Question

how do i find the directrix and focus of this:
(y-2)^2=8(x+1) please help! my test is tomorrow and I have no idea how to do it.

Answer 1

do you know where the vertex of this parabola is ???

Answer 2

do you if this is a parabola opening vertically or sideways??

Answer 3

parabolas that open either up/down (vertically) have the equation: \(\large (y-k)^2=4p(x-h) \)

parabolas that open either left/right (sideways) have the equation: \(\large (x-h)^2=4p(y-k) \)

both parabolas have the vertex at (h, k).

so once you know where the vertex is and which way the parabola opens, you can find the directrix to be p units away from the vertex.

Answer 4

ok, so in this problem, the vertex is (-1,2)

Answer 5

ok... and which way does this parabola open ????

Answer 6

ummm....up? I know how to determine where it opens if I have the value of p. But I dont know how to find it in this problem.

Answer 7

no....
if the squared term is the y, it is a parabola opening left/right...
if the squared term is the x, it is a parabola opening up/down...

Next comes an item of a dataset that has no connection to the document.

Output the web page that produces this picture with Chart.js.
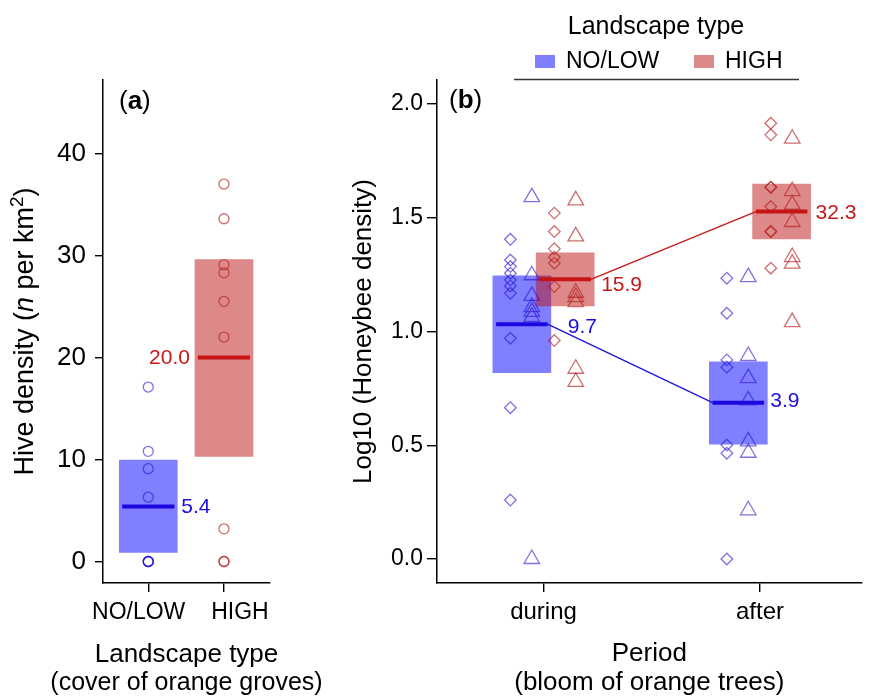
<!DOCTYPE html>
<html><head><meta charset="utf-8">
<script src="https://cdn.jsdelivr.net/npm/chart.js@4.4.1/dist/chart.umd.min.js"></script>
<style>
html,body{margin:0;padding:0;background:#fff;}
#wrap{position:relative;width:872px;height:697px;background:#fff;}
canvas{position:absolute;left:0;top:0;}
</style></head><body>
<div id="wrap"><canvas id="ca" width="872" height="697"></canvas><canvas id="cb" width="872" height="697"></canvas></div>
<script>
// ================= DATA =================
const landscapes = ['NO/LOW', 'HIGH'];
const periods = ['during', 'after'];

// panel (a): hive density (n per km2)
const hiveLow  = [17.1, 10.8, 9.1, 6.3, 0, 0, 0, 0];
const hiveHigh = [37.0, 33.6, 29.1, 28.3, 25.5, 22.0, 3.2, 0, 0];
const hiveMean  = [5.4, 20.0];
const hiveLower = [0.9, 10.3];
const hiveUpper = [9.95, 29.6];
const hiveTicks = [0, 10, 20, 30, 40];

// panel (b): log10 honeybee density, per period (during, after)
const beeLowDiamondDuring  = [1.405, 1.314, 1.285, 1.256, 1.226, 1.200, 1.168, 0.970, 0.665, 0.259];
const beeLowTriangleDuring = [1.590, 1.247, 1.156, 1.107, 1.086, 1.064, 0.0];
const beeHighDiamondDuring = [1.520, 1.439, 1.363, 1.326, 1.300, 1.197, 0.960];
const beeHighTriangleDuring= [1.576, 1.418, 1.170, 1.151, 1.129, 0.836, 0.778];
const beeLowDiamondAfter   = [1.234, 1.080, 0.875, 0.843, 0.501, 0.465, 0.0];
const beeLowTriangleAfter  = [1.239, 0.892, 0.795, 0.697, 0.517, 0.467, 0.214];
const beeHighDiamondAfter  = [1.915, 1.864, 1.634, 1.634, 1.549, 1.439, 1.439, 1.278];
const beeHighTriangleAfter = [1.847, 1.617, 1.557, 1.481, 1.327, 1.298, 1.041];
const beeMeanLow   = [1.032, 0.687];
const beeMeanHigh  = [1.229, 1.527];
const beeLowerLow  = [0.819, 0.505];
const beeUpperLow  = [1.244, 0.867];
const beeLowerHigh = [1.112, 1.407];
const beeUpperHigh = [1.346, 1.648];
const beeMeanLabelLow  = ['9.7', '3.9'];
const beeMeanLabelHigh = ['15.9', '32.3'];
const beeTicks = [0, 0.5, 1.0, 1.5, 2.0];

// ================= STYLE / LAYOUT =================
const FONT = "'Liberation Sans', Arial, Helvetica, sans-serif";
Chart.defaults.font.family = FONT;
Chart.defaults.color = '#000';
const C = {
  blueBox: 'rgba(0,0,255,0.5)', redBox: 'rgba(190,20,20,0.5)',
  bluePt: 'rgba(40,20,210,0.6)', redPt: 'rgba(180,30,30,0.65)',
  blueMean: '#1a08e0', redMean: '#c81414',
  blueLine: 'rgb(30,20,215)', redLine: 'rgb(200,25,25)',
  blueText: '#1a10dd', redText: '#c41a1a'
};
const A = { meanHalf: 0.345 };
const B = { lowBox: -0.1, highBox: 0.1, lowDia: -0.153, lowTri: -0.054, highDia: 0.05, highTri: 0.149, meanHalf: 0.119 };
// tick-label padding (spaces) reproducing the shifted labels of panel (a)
const tickPadA = [s => s + '   ', s => '     ' + s];

function axisCommon(tickLen) {
  return {
    grid: { display: true, offset: false, drawOnChartArea: false, drawTicks: true, tickLength: tickLen, color: '#000', lineWidth: 1.4 },
    border: { display: true, color: '#000', width: 1.5 }
  };
}

// ---------- plugins ----------
const panelLetter = (letter, x, y) => ({
  id: 'letter' + letter,
  afterDraw(chart) {
    const ctx = chart.ctx; ctx.save();
    ctx.textBaseline = 'middle'; ctx.textAlign = 'left'; ctx.fillStyle = '#000';
    let px = x;
    [['(', ''], [letter, 'bold '], [')', '']].forEach(([t, w]) => {
      ctx.font = `${w}26px ${FONT}`; ctx.fillText(t, px, y); px += ctx.measureText(t).width;
    });
    ctx.restore();
  }
});

const titlesA = {
  id: 'titlesA',
  afterDraw(chart) {
    const ctx = chart.ctx, area = chart.chartArea;
    ctx.save(); ctx.fillStyle = '#000'; ctx.textAlign = 'center'; ctx.textBaseline = 'middle';
    const cx = (area.left + area.right) / 2;
    ctx.font = `26px ${FONT}`; ctx.fillText('Landscape type', cx, 655);
    ctx.font = `25px ${FONT}`; ctx.fillText('(cover of orange groves)', cx, 683.5);
    ctx.restore();
    const cy = (area.top + area.bottom) / 2, size = 27;
    const segs = [
      { t: 'Hive density (', f: `${size}px ${FONT}` },
      { t: 'n', f: `italic ${size}px ${FONT}` },
      { t: ' per km', f: `${size}px ${FONT}` },
      { t: '2', f: `${Math.round(size * 0.7)}px ${FONT}`, sup: true },
      { t: ')', f: `${size}px ${FONT}` }
    ];
    ctx.save(); ctx.translate(23.5, cy); ctx.rotate(-Math.PI / 2);
    let total = 0;
    segs.forEach(s => { ctx.font = s.f; s.w = ctx.measureText(s.t).width; total += s.w; });
    let x = -total / 2; ctx.textBaseline = 'alphabetic'; ctx.fillStyle = '#000'; ctx.textAlign = 'left';
    const base = size * 0.35;
    segs.forEach(s => { ctx.font = s.f; ctx.fillText(s.t, x, base - (s.sup ? size * 0.36 : 0)); x += s.w; });
    ctx.restore();
  }
};

const labelsA = {
  id: 'labelsA',
  afterDatasetsDraw(chart) {
    const ctx = chart.ctx, xs = chart.scales.x, ys = chart.scales.y;
    ctx.save(); ctx.font = `21px ${FONT}`; ctx.textBaseline = 'middle';
    const half = 29;
    ctx.fillStyle = C.blueText; ctx.textAlign = 'left';
    ctx.fillText(hiveMean[0].toFixed(1), xs.getPixelForValue(1) + half + 4, ys.getPixelForValue(hiveMean[0]) + 1);
    ctx.fillStyle = C.redText; ctx.textAlign = 'right';
    ctx.fillText(hiveMean[1].toFixed(1), xs.getPixelForValue(2) - half - 5, ys.getPixelForValue(hiveMean[1]) + 1);
    ctx.restore();
  }
};

const labelsB = {
  id: 'labelsB',
  afterDatasetsDraw(chart) {
    const ctx = chart.ctx, xs = chart.scales.x, ys = chart.scales.y;
    ctx.save(); ctx.font = `21px ${FONT}`; ctx.textBaseline = 'middle'; ctx.textAlign = 'left';
    const half = 29;
    const lowDx = [17, 3], lowDy = [3, -1], highDx = [7, 5], highDy = [6, 2];
    periods.forEach((p, i) => {
      ctx.fillStyle = C.blueText;
      ctx.fillText(beeMeanLabelLow[i], xs.getPixelForValue(i + 1 + B.lowBox) + half + lowDx[i], ys.getPixelForValue(beeMeanLow[i]) + lowDy[i]);
      ctx.fillStyle = C.redText;
      ctx.fillText(beeMeanLabelHigh[i], xs.getPixelForValue(i + 1 + B.highBox) + half + highDx[i], ys.getPixelForValue(beeMeanHigh[i]) + highDy[i]);
    });
    ctx.restore();
  }
};

const legendB = {
  id: 'legendB',
  afterDraw(chart) {
    const ctx = chart.ctx; ctx.save();
    ctx.fillStyle = '#000'; ctx.textBaseline = 'middle';
    ctx.font = `25px ${FONT}`; ctx.textAlign = 'center';
    ctx.fillText('Landscape type', 656, 27);
    ctx.font = `23px ${FONT}`; ctx.textAlign = 'left';
    const items = [[landscapes[0], C.blueBox, 535], [landscapes[1], C.redBox, 694]];
    items.forEach(([t, col, x]) => {
      ctx.fillStyle = col; ctx.fillRect(x, 55, 20, 13);
      ctx.fillStyle = '#000'; ctx.fillText(t, x + 31, 62);
    });
    ctx.strokeStyle = '#333'; ctx.lineWidth = 1.3;
    ctx.beginPath(); ctx.moveTo(514, 79.5); ctx.lineTo(799, 79.5); ctx.stroke();
    ctx.restore();
  }
};

// ================= PANEL (a) =================
const ptStyle = (color, style, r) => ({
  type: 'scatter', showLine: false, pointStyle: style, pointRadius: r, pointBorderWidth: 1.3,
  pointBorderColor: color, pointBackgroundColor: 'rgba(0,0,0,0)', borderColor: color, backgroundColor: 'rgba(0,0,0,0)', order: 0
});
const meanLine = (x0, x1, y, color, w, order) => ({
  type: 'line', data: [{ x: x0, y: y }, { x: x1, y: y }], borderColor: color, borderWidth: w,
  pointRadius: 0, borderCapStyle: 'butt', fill: false, order: order
});

new Chart(document.getElementById('ca'), {
  type: 'scatter',
  data: {
    datasets: [
      { type: 'bar', label: 'box', grouped: false, barThickness: 58, borderWidth: 0, order: 4,
        data: landscapes.map((l, i) => ({ x: i + 1, y: [hiveLower[i], hiveUpper[i]] })),
        backgroundColor: [C.blueBox, C.redBox] },
      meanLine(1 - A.meanHalf, 1 + A.meanHalf, hiveMean[0], C.blueMean, 4, 1),
      meanLine(2 - A.meanHalf, 2 + A.meanHalf, hiveMean[1], C.redMean, 4, 1),
      Object.assign(ptStyle(C.bluePt, 'circle', 5), { data: hiveLow.map(v => ({ x: 1, y: v })) }),
      Object.assign(ptStyle(C.redPt, 'circle', 5), { data: hiveHigh.map(v => ({ x: 2, y: v })) })
    ]
  },
  options: {
    responsive: false, animation: false, devicePixelRatio: 1, events: [],
    layout: { padding: { top: 80, right: 872 - 270, left: 0, bottom: 0 } },
    plugins: { legend: { display: false }, tooltip: { enabled: false } },
    scales: {
      x: Object.assign(axisCommon(9), {
        type: 'linear', min: 0.402, max: 2.608, offset: false,
        afterBuildTicks: s => { s.ticks = landscapes.map((l, i) => ({ value: i + 1 })); },
        afterFit: s => { s.height = 114; },
        ticks: { font: { size: 23 }, padding: 7, maxRotation: 0, autoSkip: false,
                 callback: v => { const i = Math.round(v) - 1; return tickPadA[i](landscapes[i]); } }
      }),
      y: Object.assign(axisCommon(8), {
        type: 'linear', min: -2.11, max: 47.2,
        afterBuildTicks: s => { s.ticks = hiveTicks.map(v => ({ value: v })); },
        afterFit: s => { s.width = 103; },
        ticks: { font: { size: 26 }, padding: 9, callback: v => String(v) }
      })
    }
  },
  plugins: [labelsA, titlesA, panelLetter('a', 119, 102)]
});

// ================= PANEL (b) =================
const twoPeriods = (arrD, arrA, off) => [...arrD.map(v => ({ x: 1 + off, y: v })), ...arrA.map(v => ({ x: 2 + off, y: v }))];

new Chart(document.getElementById('cb'), {
  type: 'scatter',
  data: {
    datasets: [
      { type: 'bar', label: 'NO/LOW', grouped: false, barThickness: 58, borderWidth: 0, order: 5, backgroundColor: C.blueBox,
        data: periods.map((p, i) => ({ x: i + 1 + B.lowBox, y: [beeLowerLow[i], beeUpperLow[i]] })) },
      { type: 'bar', label: 'HIGH', grouped: false, barThickness: 58, borderWidth: 0, order: 4, backgroundColor: C.redBox,
        data: periods.map((p, i) => ({ x: i + 1 + B.highBox, y: [beeLowerHigh[i], beeUpperHigh[i]] })) },
      { type: 'line', borderColor: C.blueLine, borderWidth: 1.3, pointRadius: 0, fill: false, order: 2,
        data: [{ x: 1 + B.lowBox + B.meanHalf, y: beeMeanLow[0] }, { x: 2 + B.lowBox - B.meanHalf, y: beeMeanLow[1] }] },
      { type: 'line', borderColor: C.redLine, borderWidth: 1.3, pointRadius: 0, fill: false, order: 2,
        data: [{ x: 1 + B.highBox + B.meanHalf, y: beeMeanHigh[0] }, { x: 2 + B.highBox - B.meanHalf, y: beeMeanHigh[1] }] },
      ...periods.map((p, i) => meanLine(i + 1 + B.lowBox - B.meanHalf, i + 1 + B.lowBox + B.meanHalf, beeMeanLow[i], C.blueMean, 4, 1)),
      ...periods.map((p, i) => meanLine(i + 1 + B.highBox - B.meanHalf, i + 1 + B.highBox + B.meanHalf, beeMeanHigh[i], C.redMean, 4, 1)),
      Object.assign(ptStyle(C.bluePt, 'rectRot', 5.8), { data: twoPeriods(beeLowDiamondDuring, beeLowDiamondAfter, B.lowDia) }),
      Object.assign(ptStyle(C.bluePt, 'triangle', 9), { data: twoPeriods(beeLowTriangleDuring, beeLowTriangleAfter, B.lowTri) }),
      Object.assign(ptStyle(C.redPt, 'rectRot', 5.8), { data: twoPeriods(beeHighDiamondDuring, beeHighDiamondAfter, B.highDia) }),
      Object.assign(ptStyle(C.redPt, 'triangle', 9), { data: twoPeriods(beeHighTriangleDuring, beeHighTriangleAfter, B.highTri) })
    ]
  },
  options: {
    responsive: false, animation: false, devicePixelRatio: 1, events: [],
    layout: { padding: { top: 80, right: 0, left: 0, bottom: 0 } },
    plugins: { legend: { display: false }, tooltip: { enabled: false } },
    scales: {
      x: Object.assign(axisCommon(9), {
        type: 'linear', min: 0.508, max: 2.47, offset: false,
        afterBuildTicks: s => { s.ticks = periods.map((p, i) => ({ value: i + 1 })); },
        afterFit: s => { s.height = 114; },
        ticks: { font: { size: 24 }, padding: 6, maxRotation: 0, autoSkip: false, callback: v => periods[Math.round(v) - 1] },
        title: { display: true, text: ['Period', '(bloom of orange trees)'], font: { size: 26, lineHeight: 29 / 26 }, padding: { top: 0, bottom: 0 } }
      }),
      y: Object.assign(axisCommon(10), {
        type: 'linear', min: -0.1055, max: 2.105,
        afterBuildTicks: s => { s.ticks = beeTicks.map(v => ({ value: v })); },
        afterFit: s => { s.width = 437; },
        ticks: { font: { size: 23 }, padding: 4, callback: v => v.toFixed(1) },
        title: { display: true, text: 'Log10 (Honeybee density)', font: { size: 26, lineHeight: 1.2 }, padding: { top: 348, bottom: 0 } }
      })
    }
  },
  plugins: [labelsB, legendB, panelLetter('b', 449, 101)]
});
</script>
</body></html>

which variable is squared in your equation??? the x or the y???

Answer 8

y, so...it would be left of right...so, im guessing right?

Answer 9

correct...
now to determine if it opens to the left or to the right we have to determine p...

Answer 10

ok. how?

Answer 11

\(\large (y-2)^2=8(x+1) \)
\(\large (y-2)^2=4\cdot \color {red}2(x+1) \)

do you see that p=2 ???

Answer 12

ok yeah

Answer 13

and since p is positive, this parabola opens to the right....

Answer 14

ok

Answer 15

so, to find it I divide the coefficient by 4?